Gualtiero di Châtillon, sulla scorta della storiografia antica – segnatamente di Curzio Rufo – senza significative variazioni narrative, ripropone l’episodio della regina Talestri, che raggiunge Alessandro in Ircania attratto dalla sua fama, decisa ad avere dei figli da lui.

 

Alexandre de Bernay è invece largamente debitore del Romanzo di Alessandro ma non si esime dall’arricchire l’episodio. Mentre il condottiero si apprestava ad essere incoronato in Babilonia come sovrano del mondo, gli venne fatto presente che ancora il regno delle donne guerriere prosperava libero dal suo giogo.
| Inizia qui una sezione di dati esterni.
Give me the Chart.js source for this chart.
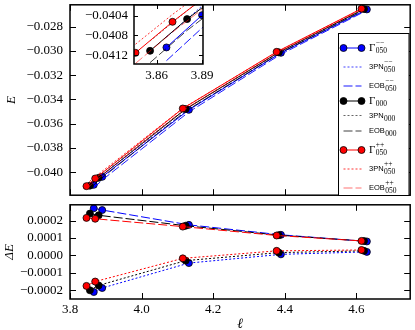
<!DOCTYPE html>
<html>
<head>
<meta charset="utf-8">
<script src="https://cdn.jsdelivr.net/npm/chart.js@4.4.0/dist/chart.umd.min.js"></script>
<style>
html, body { margin: 0; padding: 0; background: #fff; }
#wrap { position: relative; width: 415px; height: 330px; overflow: hidden; }
canvas { position: absolute; }
#top { left: 0; top: 0; width: 415px; height: 200px; }
#bot { left: 0; top: 200px; width: 415px; height: 130px; }
#ins { left: 70px; top: 0; width: 160px; height: 82px; }
</style>
</head>
<body>
<div id="wrap">
  <canvas id="top" width="415" height="200"></canvas>
  <canvas id="bot" width="415" height="130"></canvas>
  <canvas id="ins" width="160" height="82"></canvas>
</div>
<script>
// separation l for each spin configuration
const ellMinus = [3.8664, 3.8899, 4.132, 4.389, 4.629];
const ellZero  = [3.8556, 3.8800, 4.123, 4.383, 4.621];
const ellPlus  = [3.8460, 3.8704, 4.115, 4.377, 4.614];

// binding energy E
const gammaMinus = [-0.041043, -0.040386, -0.03486, -0.03016, -0.02658];
const gammaZero  = [-0.041112, -0.040467, -0.03480, -0.03012, -0.02655];
const gammaPlus  = [-0.041153, -0.040522, -0.03475, -0.03008, -0.02652];

const pnMinus = [-0.040833, -0.040199, -0.034816, -0.030166, -0.026600];
const pnZero  = [-0.040912, -0.040295, -0.034770, -0.030136, -0.026576];
const pnPlus  = [-0.040978, -0.040372, -0.034733, -0.030106, -0.026551];

const eobMinus = [-0.041313, -0.040646, -0.035035, -0.030278, -0.026660];
const eobZero  = [-0.041352, -0.040697, -0.034970, -0.030236, -0.026632];
const eobPlus  = [-0.041368, -0.040732, -0.034915, -0.030194, -0.026603];

// differences Delta E
const dEobMinus = [0.00027, 0.00026, 0.000175, 0.000118, 0.000080];
const dEobZero  = [0.00024, 0.00023, 0.000170, 0.000116, 0.000082];
const dEobPlus  = [0.000215, 0.00021, 0.000165, 0.000114, 0.000083];

const dPnMinus = [-0.00021, -0.000187, -0.000044, 0.000006, 0.000020];
const dPnZero  = [-0.00020, -0.000172, -0.000030, 0.000016, 0.000026];
const dPnPlus  = [-0.000175, -0.00015, -0.000017, 0.000026, 0.000031];

// ticks
const xTicks = [3.8, 4.0, 4.2, 4.4, 4.6];
const yTopTicks = [-0.040, -0.038, -0.036, -0.034, -0.032, -0.030, -0.028];
const yBotTicks = [-0.0002, -0.0001, 0.0, 0.0001, 0.0002];
const insXTicks = [3.86, 3.89];
const insYTicks = [-0.0412, -0.0408, -0.0404];

const SERIF = "'Liberation Serif', 'DejaVu Serif', serif";
const SANS = "'Liberation Sans', 'DejaVu Sans', sans-serif";
Chart.defaults.color = '#000';

const BLUE = '#0000ff', BLACK = '#000000', RED = '#ff0000';
const DOT = [2, 2], DASH = [9, 3];

function pts(xs, ys) {
    return xs.map((x, i) => ({ x: x, y: ys[i] }));
}

function fmt(v, d) {
    return (v < 0 ? '\u2212' : '') + Math.abs(v).toFixed(d);
}

function gammaSet(xs, ys, color) {
    return {
        data: pts(xs, ys), borderColor: color, borderWidth: 1,
        pointRadius: 3.5, pointBackgroundColor: color,
        pointBorderColor: '#000', pointBorderWidth: 0.8
    };
}

function modelSet(xs, ys, color, dash) {
    return { data: pts(xs, ys), borderColor: color, borderWidth: 1, borderDash: dash, pointRadius: 0 };
}

function energySets() {
    const list = [
        gammaSet(ellMinus, gammaMinus, BLUE),
        modelSet(ellMinus, pnMinus, 'rgba(0,0,255,0.75)', DOT),
        modelSet(ellMinus, eobMinus, 'rgba(0,0,255,0.9)', DASH),
        gammaSet(ellZero, gammaZero, BLACK),
        modelSet(ellZero, pnZero, 'rgba(0,0,0,0.6)', DOT),
        modelSet(ellZero, eobZero, 'rgba(0,0,0,0.75)', DASH),
        gammaSet(ellPlus, gammaPlus, RED),
        modelSet(ellPlus, pnPlus, 'rgba(255,0,0,0.8)', DOT),
        modelSet(ellPlus, eobPlus, 'rgba(255,0,0,0.55)', DASH)
    ];
    list.forEach((d, i) => d.order = list.length - i);
    return list;
}

function diffSets() {
    const list = [];
    [[ellMinus, dEobMinus, dPnMinus, BLUE], [ellZero, dEobZero, dPnZero, BLACK], [ellPlus, dEobPlus, dPnPlus, RED]]
        .forEach(s => {
            const a = gammaSet(s[0], s[1], s[3]); a.borderDash = DASH;
            const b = gammaSet(s[0], s[2], s[3]); b.borderDash = DOT;
            list.push(a, b);
        });
    list.forEach((d, i) => d.order = list.length - i);
    return list;
}

function fixTicks(arr) {
    return scale => { scale.ticks = arr.map(v => ({ value: v })); };
}

function fitWidth(w) {
    return scale => { scale.width = w; scale.paddingTop = 0; scale.paddingBottom = 0; };
}

function fitHeight(h) {
    return scale => { scale.height = h; scale.paddingLeft = 0; scale.paddingRight = 0; };
}

// inward ticks on all four sides + frame
const framePlugin = {
    id: 'frame',
    beforeDatasetsDraw(chart, args, opts) {
        if (!opts.fill) return;
        const a = chart.chartArea, ctx = chart.ctx;
        ctx.save();
        ctx.fillStyle = '#fff';
        ctx.fillRect(a.left, a.top, a.right - a.left, a.bottom - a.top);
        ctx.restore();
    },
    afterDatasetsDraw(chart, args, opts) {
        const a = chart.chartArea, ctx = chart.ctx;
        const xs = chart.scales.x, ys = chart.scales.y;
        const len = opts.len;
        ctx.save();
        ctx.strokeStyle = '#000';
        ctx.lineWidth = 1;
        ctx.beginPath();
        opts.xTicks.forEach(v => {
            const p = Math.round(xs.getPixelForValue(v)) + 0.5;
            ctx.moveTo(p, a.bottom); ctx.lineTo(p, a.bottom - len);
            ctx.moveTo(p, a.top); ctx.lineTo(p, a.top + len);
        });
        opts.yTicks.forEach(v => {
            const p = Math.round(ys.getPixelForValue(v)) + 0.5;
            ctx.moveTo(a.left, p); ctx.lineTo(a.left + len, p);
            ctx.moveTo(a.right, p); ctx.lineTo(a.right - len, p);
        });
        ctx.stroke();
        ctx.lineWidth = opts.lw;
        ctx.strokeRect(a.left, a.top, a.right - a.left, a.bottom - a.top);
        ctx.restore();
    }
};

// legend entries
const legendItems = [
    { kind: 'gamma', color: BLUE, base: '\u0393', sub: '050', sup: '\u2212\u2212', y: 48 },
    { kind: 'line', color: 'rgba(0,0,255,0.75)', dash: DOT, base: '3PN', sub: '050', sup: '\u2212\u2212', y: 67 },
    { kind: 'line', color: 'rgba(0,0,255,0.9)', dash: DASH, base: 'EOB', sub: '050', sup: '\u2212\u2212', y: 86 },
    { kind: 'gamma', color: BLACK, base: '\u0393', sub: '000', sup: '', y: 101 },
    { kind: 'line', color: 'rgba(0,0,0,0.6)', dash: DOT, base: '3PN', sub: '000', sup: '', y: 115.5 },
    { kind: 'line', color: 'rgba(0,0,0,0.75)', dash: DASH, base: 'EOB', sub: '000', sup: '', y: 131 },
    { kind: 'gamma', color: RED, base: '\u0393', sub: '050', sup: '++', y: 150 },
    { kind: 'line', color: 'rgba(255,0,0,0.8)', dash: DOT, base: '3PN', sub: '050', sup: '++', y: 169 },
    { kind: 'line', color: 'rgba(255,0,0,0.55)', dash: DASH, base: 'EOB', sub: '050', sup: '++', y: 188 }
];

const legendPlugin = {
    id: 'boxLegend',
    afterDraw(chart) {
        const ctx = chart.ctx;
        ctx.save();
        ctx.fillStyle = '#fff';
        ctx.fillRect(338.5, 33.5, 70.5, 162);
        ctx.strokeStyle = '#000';
        ctx.lineWidth = 1;
        ctx.strokeRect(338.5, 33.5, 70.5, 162);
        legendItems.forEach(it => {
            const y = it.y;
            ctx.strokeStyle = it.color;
            ctx.lineWidth = 1;
            ctx.setLineDash(it.kind === 'gamma' ? [] : it.dash);
            ctx.beginPath();
            ctx.moveTo(343.5, y); ctx.lineTo(361.5, y);
            ctx.stroke();
            ctx.setLineDash([]);
            if (it.kind === 'gamma') {
                [343.5, 361.5].forEach(px => {
                    ctx.beginPath();
                    ctx.arc(px, y, 3.5, 0, Math.PI * 2);
                    ctx.fillStyle = it.color;
                    ctx.fill();
                    ctx.lineWidth = 0.8;
                    ctx.strokeStyle = '#000';
                    ctx.stroke();
                });
            }
            ctx.fillStyle = '#000';
            ctx.textBaseline = 'middle';
            ctx.textAlign = 'left';
            ctx.font = it.kind === 'gamma' ? '11px ' + SERIF : '7.5px ' + SANS;
            ctx.fillText(it.base, 369, y);
            const w = ctx.measureText(it.base).width + 0.5;
            ctx.font = '7.5px ' + SERIF;
            ctx.fillText(it.sub, 369 + w, y + 3.5);
            if (it.sup) ctx.fillText(it.sup, 369 + w, y - 4.5);
        });
        ctx.restore();
    }
};

const tickFont = { family: SERIF, size: 13 };

// upper panel: E(l)
new Chart(document.getElementById('top'), {
    type: 'line',
    data: { datasets: energySets() },
    plugins: [framePlugin, legendPlugin],
    options: {
        responsive: false, animation: false, events: [],
        layout: { padding: { top: 2, right: 2, bottom: 1, left: 0 } },
        plugins: {
            legend: { display: false }, tooltip: { enabled: false },
            frame: { len: 6, lw: 1.5, xTicks: xTicks, yTicks: yTopTicks }
        },
        scales: {
            x: { type: 'linear', min: 3.8, max: 4.75, display: false },
            y: {
                min: -0.0419, max: -0.0262,
                afterBuildTicks: fixTicks(yTopTicks),
                afterFit: fitWidth(70),
                grid: { display: false, drawTicks: false }, border: { display: false },
                ticks: { font: tickFont, padding: 7, callback: v => fmt(v, 3) },
                title: { display: true, text: 'E', font: { family: SERIF, size: 13, style: 'italic' }, padding: { top: 4, bottom: 0 } }
            }
        }
    }
});

// lower panel: Delta E(l)
new Chart(document.getElementById('bot'), {
    type: 'line',
    data: { datasets: diffSets() },
    plugins: [framePlugin],
    options: {
        responsive: false, animation: false, events: [],
        layout: { padding: { top: 0, right: 2, bottom: 0, left: 0 } },
        plugins: {
            legend: { display: false }, tooltip: { enabled: false },
            frame: { len: 6, lw: 1.5, xTicks: xTicks, yTicks: yBotTicks }
        },
        scales: {
            x: {
                type: 'linear', min: 3.8, max: 4.75,
                afterBuildTicks: fixTicks(xTicks),
                afterFit: fitHeight(31),
                grid: { display: false, drawTicks: false }, border: { display: false },
                ticks: { font: tickFont, padding: 3, maxRotation: 0, callback: v => fmt(v, 1) },
                title: { display: true, text: '\u2113', font: { family: SERIF, size: 14, style: 'italic' }, padding: { top: 0, bottom: -3 } }
            },
            y: {
                min: -0.00025, max: 0.00029,
                afterBuildTicks: fixTicks(yBotTicks),
                afterFit: fitWidth(70),
                grid: { display: false, drawTicks: false }, border: { display: false },
                ticks: { font: tickFont, padding: 7, callback: v => fmt(v, 4) },
                title: { display: true, text: '\u0394E', font: { family: SERIF, size: 13, style: 'italic' }, padding: { top: 2, bottom: 0 } }
            }
        }
    }
});

// inset zoom on the first points
new Chart(document.getElementById('ins'), {
    type: 'line',
    data: { datasets: energySets() },
    plugins: [framePlugin],
    options: {
        responsive: false, animation: false, events: [],
        layout: { padding: { top: 5, right: 27, bottom: 0, left: 0 } },
        plugins: {
            legend: { display: false }, tooltip: { enabled: false },
            frame: { len: 4, lw: 1.5, fill: true, xTicks: insXTicks, yTicks: insYTicks }
        },
        scales: {
            x: {
                type: 'linear', min: 3.845, max: 3.8905,
                afterBuildTicks: fixTicks(insXTicks),
                afterFit: fitHeight(18),
                grid: { display: false, drawTicks: false }, border: { display: false },
                ticks: { font: tickFont, padding: 4, maxRotation: 0, callback: v => fmt(v, 2) }
            },
            y: {
                min: -0.04138, max: -0.04018,
                afterBuildTicks: fixTicks(insYTicks),
                afterFit: fitWidth(64),
                grid: { display: false, drawTicks: false }, border: { display: false },
                ticks: { font: tickFont, padding: 6, callback: v => fmt(v, 4) }
            }
        }
    }
});
</script>
</body>
</html>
A capo del suo esercito, il re si reca quindi presso la terra delle Amazzoni, circondata dal fiume Mehothedie (Meotide), al fine di sottometterla. Nel frattempo la regina Amable, consigliata in sogno, decide di non resistere con le armi ma di pagare un tributo al macedone. Verrà quindi stretta un’alleanza dopo grandi scambi di gentilezze e galanterie. Saranno perfino officiati dei matrimoni tra due Amazzoni (Floré e Biauté) e due cavalieri di Alessandro (Clins e Aristés). L’atmosfera cortese che ammanta il poema ingentilisce profondamente i tratti delle donne guerriere; ben poco rimane qui della tradizione amazzonica più antica, se non la valentia nell’uso delle armi ed il peculiare regime sessuale, peraltro, come dimostrano i matrimoni celebrati, facilmente derogabile.